Más allá de lo económico, es presumible que el ostracismo voluntario de los británicos altere sustancialmente la naturaleza de la diplomacia europea durante la próxima década, haciendo que la tarea del recién nombrado Alto representante de la Unión Europea para Asuntos Exteriores y Política de Seguridad, José Borrell, suponga un reto inédito, que le obligará a crecerse para ser mucho más canciller que representante de comercio. 
De entrada, es posible que en un plazo no demasiado dilatado, la Unión Europea pase de tener un interlocutor en las Islas Británicas a tener varios, habida cuenta de que las contradicciones internas del Reino Unido podrían muy bien provocar una ignición espontánea interna que redujese a cenizas la propia estructura nacional del país tal y como la conocemos desde 1921, dado el aumento en el número de norirlandeses favorables a la reunificación de Irlanda del Norte y la República de Irlanda, y la determinación de los nacionalistas escoceses de volver a celebrar un referéndum de independencia lo antes posible. 

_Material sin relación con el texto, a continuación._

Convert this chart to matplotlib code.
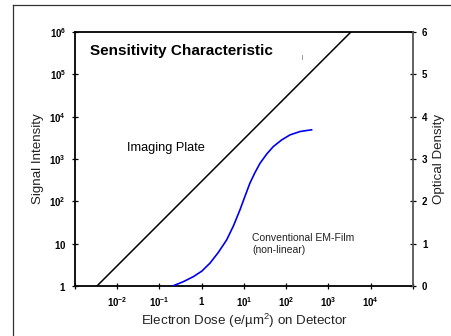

En el ínterin, no sería del todo sorprendente ver un aumento de fricciones  fronterizas con las zonas geográficas que ahora forman parte de la unión aduanera, como Jersey, Guernsey, las bases británicas en Chipre,  y, cómo no, Gibraltar; ejemplo visible de una forma de hacer política basada en el principio del “divide et impera” de Filipo de Macedonia, que ahora volverá a ocupar un espacio preferente en la caja de herramientas de la diplomacia londinense.
Con todo, por más que el proyecto europeo  se asemeje más a la Quimera de la mitología griega, con su cabeza de león, cuerpo de cabra y cola de dragón, que al estilizado “tigre de papel” que los más fervientes partidarios  del Brexit piensan que es, la EU no deja de ser un fauno, que bien puede despertar de su siesta mostrando sus garras si quienes lleven las riendas de la Gran Bretaña optan por definir su salida del bloque europeo como un juego de suma cero basado en la disgregación de la UE, tal y como busca Donald Trump.
Paradójicamente, el dilema estratégico al que se enfrenta el Reino Unido después del Brexit le lleva a tener que optar entre ser, en mayor o menor medida, un Estado miembro de la Unión Europea o un estado asociado de los Estados Unidos de Ámerica. La participación como llamante de Donald Trump en el programa radiofónico de Nigel Farage el pasado 31 de octubre, fecha en la que Johnson había prometido sacar al RU de la UE, o morir en el empeño, y en durante la cual el presidente americano amenazó sin disimulos con bloquear cualquier acuerdo de libre comercio entre EEUU y RU si Westminster aprobaba el acuerdo negociado por Johnson con la Comisión Europea, convierte las Elecciones Generales del 12 de diciembre en un nudo gordiano,  que si el vencedor decide cortar por lo sano en vez de desatar, nos pondrá a las puertas de una zona de turbulencias, de la que, no obstante, la integración europea puede salir reforzada si no adopta la táctica del avestruz, pero en la que ambas partes tienen muchas plumas que perder, y casi nada que ganar.